I never believed that Barack Obama was really opposed to marriage equality. It wasn't just that he had previously endorsed it and was completely comfortable with gay people. It was implausible that a man who had taught constitutional law, who was surely well versed in the Establishment Clause of the First Amendment, would deny equal protection to gay people based on his personal religious convictions. So I assumed that was a politically motivated excuse. The task for pragmatic activists is not to condemn such political calculations, but to change them.
The president's decision last week to apply heightened scrutiny in cases involving anti-gay discrimination, and specifically not to defend the Defense of Marriage Act in the Second Circuit Windsor and Pedersen cases, suggests he has calculated that "gay marriage" (to use a problematic, segregating expression) has ceased to be a political no-fly zone. What White House press secretary Jay Carney termed the president's personal "grappling with the issue" is now largely irrelevant. As Dale Carpenter writes at The Volokh Conspiracy, the Department of Justice analysis means Obama "has said with deeds what he has not quite yet said with words."

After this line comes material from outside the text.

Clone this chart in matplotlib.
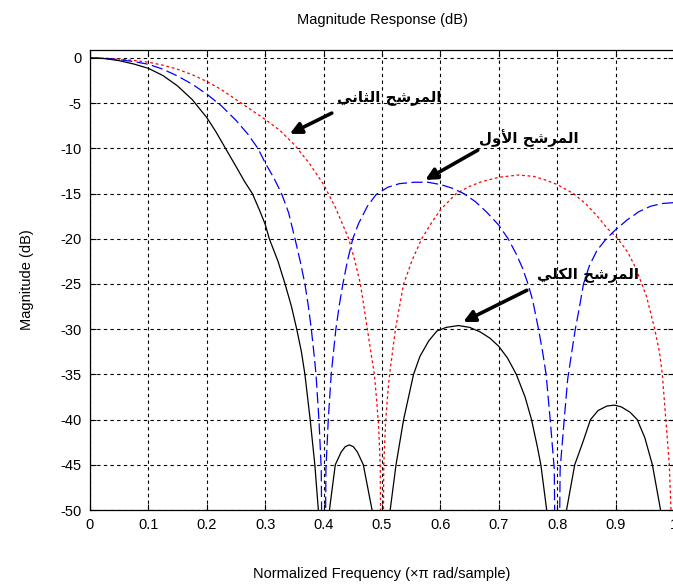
import matplotlib
matplotlib.use("Agg")
import matplotlib.pyplot as plt

# first filter (blue dashed)
f_first = [0, 0.025, 0.05, 0.075, 0.1, 0.125, 0.15, 0.175, 0.2, 0.225, 0.25, 0.27, 0.2875,
           0.3, 0.315, 0.328, 0.34, 0.351, 0.36, 0.368, 0.374, 0.379, 0.384, 0.387, 0.392,
           0.396, 0.4, 0.404, 0.408, 0.413, 0.417, 0.421, 0.427, 0.433, 0.441, 0.45, 0.46,
           0.475, 0.49, 0.51, 0.53, 0.555, 0.579, 0.6, 0.62, 0.64, 0.66, 0.68, 0.7, 0.716,
           0.73, 0.741, 0.75, 0.758, 0.768, 0.775, 0.781, 0.788, 0.795, 0.8, 0.805, 0.812,
           0.818, 0.825, 0.831, 0.838, 0.845, 0.855, 0.868, 0.884, 0.9, 0.92, 0.94, 0.96,
           0.98, 1.0]
db_first = [0, -0.04, -0.18, -0.4, -0.7, -1.25, -2.0, -2.9, -4.0, -5.3, -6.9, -8.4, -10.0,
            -11.6, -13.3, -15.0, -17.1, -20.0, -22.5, -25.0, -27.5, -30.0, -33.0, -35.0, -40.0,
            -45.5, -80.0, -45.5, -40.0, -35.0, -32.5, -30.0, -27.3, -25.0, -22.4, -20.0, -18.3,
            -16.4, -15.1, -14.3, -13.9, -13.75, -13.75, -14.0, -14.4, -15.0, -15.9, -17.1, -18.5, -20.0,
            -21.7, -23.3, -25.0, -26.8, -30.0, -32.5, -35.0, -40.0, -45.5, -80.0, -45.5, -40.0,
            -35.5, -32.5, -30.0, -27.6, -25.0, -23.0, -21.3, -20.0, -19.0, -17.9, -17.0, -16.4,
            -16.1, -16.0]

# second filter (red dotted)
f_second = [0, 0.025, 0.05, 0.075, 0.1, 0.125, 0.15, 0.175, 0.2, 0.225, 0.25, 0.275, 0.3,
            0.325, 0.35, 0.375, 0.4, 0.42, 0.443, 0.453, 0.463, 0.469, 0.475, 0.482, 0.487,
            0.491, 0.494, 0.497, 0.5, 0.503, 0.506, 0.51, 0.513, 0.518, 0.523, 0.53, 0.537,
            0.552, 0.568, 0.585, 0.6, 0.627, 0.65, 0.67, 0.7, 0.733, 0.76, 0.78, 0.8, 0.828,
            0.85, 0.87, 0.885, 0.904, 0.921, 0.935, 0.953, 0.967, 0.975, 0.98, 0.986, 0.992,
            0.996, 1.0]
db_second = [0, -0.03, -0.12, -0.27, -0.47, -0.8, -1.25, -1.85, -2.6, -3.5, -4.6, -5.7, -6.8,
             -8.0, -9.6, -11.6, -14.0, -16.5, -20.0, -22.3, -25.0, -27.5, -30.0, -33.0, -35.0,
             -38.0, -40.5, -45.0, -80.0, -45.0, -40.5, -37.0, -35.0, -32.5, -30.0, -27.5, -25.0,
             -22.3, -20.0, -18.2, -16.8, -15.0, -14.2, -13.7, -13.2, -12.95, -13.1, -13.5, -14.0, -15.0,
             -16.2, -17.6, -18.8, -20.0, -21.5, -23.3, -26.4, -30.0, -32.5, -35.0, -40.0, -45.0,
             -52.0, -80.0]

# overall filter (black solid)
f_total = [0, 0.025, 0.05, 0.075, 0.1, 0.125, 0.15, 0.175, 0.2, 0.215, 0.232, 0.25, 0.265,
           0.278, 0.29, 0.3, 0.307, 0.322, 0.334, 0.345, 0.354, 0.362, 0.368, 0.377, 0.385,
           0.391, 0.4, 0.41, 0.42, 0.43, 0.437, 0.444, 0.451, 0.458, 0.468, 0.483, 0.5,
           0.514, 0.524, 0.537, 0.554, 0.565, 0.58, 0.594, 0.61, 0.631, 0.65, 0.668, 0.685,
           0.7, 0.715, 0.73, 0.745, 0.756, 0.766, 0.772, 0.782, 0.8, 0.816, 0.83, 0.845,
           0.857, 0.87, 0.885, 0.898, 0.91, 0.925, 0.937, 0.95, 0.963, 0.977, 1.0]
db_total = [0, -0.07, -0.3, -0.67, -1.15, -1.95, -3.1, -4.6, -6.6, -8.1, -10.0, -12.0, -13.7,
            -15.0, -16.8, -18.4, -20.0, -22.5, -25.0, -27.5, -30.0, -32.5, -35.0, -40.0, -45.0,
            -50.0, -80.0, -50.0, -45.0, -43.6, -43.0, -42.8, -43.0, -43.6, -45.0, -50.0, -80.0,
            -50.0, -45.0, -40.0, -35.0, -33.0, -31.3, -30.2, -29.8, -29.6, -29.8, -30.3, -31.0,
            -31.9, -33.2, -35.0, -37.5, -40.0, -43.0, -45.0, -50.0, -80.0, -50.0, -45.0, -42.3,
            -40.0, -39.0, -38.5, -38.4, -38.6, -39.2, -40.0, -42.0, -45.0, -50.0, -80.0]

x_ticks = [0, 0.1, 0.2, 0.3, 0.4, 0.5, 0.6, 0.7, 0.8, 0.9, 1]
x_tick_labels = ["0", "0.1", "0.2", "0.3", "0.4", "0.5", "0.6", "0.7", "0.8", "0.9", "1"]
y_ticks = [0, -5, -10, -15, -20, -25, -30, -35, -40, -45, -50]

# Arabic labels, pre-shaped with presentation forms (logical order),
# reversed below because matplotlib lays text out left to right
word_filter = "\uFE8D\uFEDF\uFEE4\uFEAE\uFEB7\uFEA2"   # المرشح
word_second = "\uFE8D\uFEDF\uFE9C\uFE8E\uFEE7\uFEF2"   # الثاني
word_first = "\uFE8D\uFEF7\uFEED\uFEDD"               # الأول
word_total = "\uFE8D\uFEDF\uFEDC\uFEE0\uFEF2"         # الكلي


def visual(*words):
    return " ".join(words)[::-1]


plt.rcParams["font.family"] = ["Liberation Sans", "DejaVu Sans"]
plt.rcParams["axes.unicode_minus"] = False

fig = plt.figure(figsize=(6.73, 5.85), dpi=100)
ax = fig.add_axes([90 / 673, 75 / 585, 584 / 673, 460 / 585])

ax.plot(f_second, db_second, color="#ff0000", lw=0.9, dashes=(2.2, 2.2))
ax.plot(f_first, db_first, color="#0000ff", lw=0.9, dashes=(9, 3.5))
ax.plot(f_total, db_total, color="black", lw=0.9)

ax.set_xlim(0, 1)
ax.set_ylim(-50, 0.88)
ax.set_xticks(x_ticks)
ax.set_xticklabels(x_tick_labels)
ax.set_yticks(y_ticks)
ax.tick_params(direction="in", top=True, right=True, labelsize=10.5, length=4, pad=6)
ax.grid(True, color="black", linestyle=(0, (3, 3)), lw=0.8)
for sp in ax.spines.values():
    sp.set_linewidth(0.9)

ax.set_title("Magnitude Response (dB)", fontsize=10.5, pad=19)
ax.set_xlabel("Normalized Frequency (\u00d7\u03c0 rad/sample)", fontsize=10.5, labelpad=25)
ax.set_ylabel("Magnitude (dB)", fontsize=10.5, labelpad=19)

arrow = dict(arrowstyle="-|>", color="black", lw=2.6, mutation_scale=17, shrinkA=0, shrinkB=0)
ax.annotate("", xy=(0.342, -8.4), xytext=(0.414, -6.1), arrowprops=arrow)
ax.annotate("", xy=(0.574, -13.5), xytext=(0.664, -10.2), arrowprops=arrow)
ax.annotate("", xy=(0.639, -29.2), xytext=(0.748, -25.7), arrowprops=arrow)

arabic = dict(family="DejaVu Sans", fontweight="bold", fontsize=10.8, ha="center", va="center")
ax.text(0.512, -4.4, visual(word_filter, word_second), **arabic)
ax.text(0.752, -8.85, visual(word_filter, word_first), **arabic)
ax.text(0.853, -24.1, visual(word_filter, word_total), **arabic)

fig.savefig("out.png", dpi=100)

The shifting political ground was evident in Maryland, where Democratic State Sen. James Brochin (Baltimore Co.) was so appalled by the "hate and venom" from opponents of the marriage-equality bill that he switched and voted in favor.
Brochin is not alone. ''Gay Panic'' is losing its potency. Most Republican presidential aspirants were either subdued or silent in response to the Justice Department decision. Even Newt Gingrich walked back his initial angry comments about a constitutional crisis and impeachment. The anti-gay doom-crying looks increasingly silly and desperate.
The talk of dire consequences if gay families are legally protected nonetheless persists. On Feb. 25, I participated in a panel discussion on civil rights and gay rights at WEAA FM radio at Morgan State University in Baltimore. One of the other panelists was Pastor Lawrence Richardson of Living Waters Ministries, also of Baltimore, who was introduced as being "committed to the mission of strengthening the family."
Like other religious bullies, Pastor Lawrence had no hatred for me; he was just claiming a tacit monopoly on faith, ignoring church-state separation, and forewarning of humanity's demise thanks to people like me. He said that the gay-rights struggle was nothing like the black civil-rights struggle. I replied that of course different struggles are different, but it makes no sense on that account to deny gay people equal protection of the law.
The pastor talked about a "biblical worldview" as if his were the only one possible. I pointed out that Co-Pastors Dennis and Christine Wiley of D.C.'s Covenant Baptist Church also have a biblical worldview, but it is more welcoming and affirming and prompts them to celebrate gay weddings. I also noted, in response to his claim that America was founded on the Bible, that the U.S. Constitution makes no reference to God.
The looniest thing Pastor Lawrence said, even more than invoking bestiality and incest and marriage to 14-year-olds, was that if Congress passed a law declaring that 90 percent of people must be gay and 10 percent straight, reproduction would plummet and we would die out. Tell me, dear reader: Is it comforting or frightening that anyone has that much faith in congressional power?
This scenario, in which gay people seek to Destroy Mankind As We Know It, brings to mind a Feb. 28 New Yorker article about asteroids hitting Earth. I can see a wild-eyed prophet demanding to know: Would you rather die in a flaming asteroid collision or in a genocidal gay affair?
Let's lose the hysteria. The world has its terrors, but loving and being loved are not among them.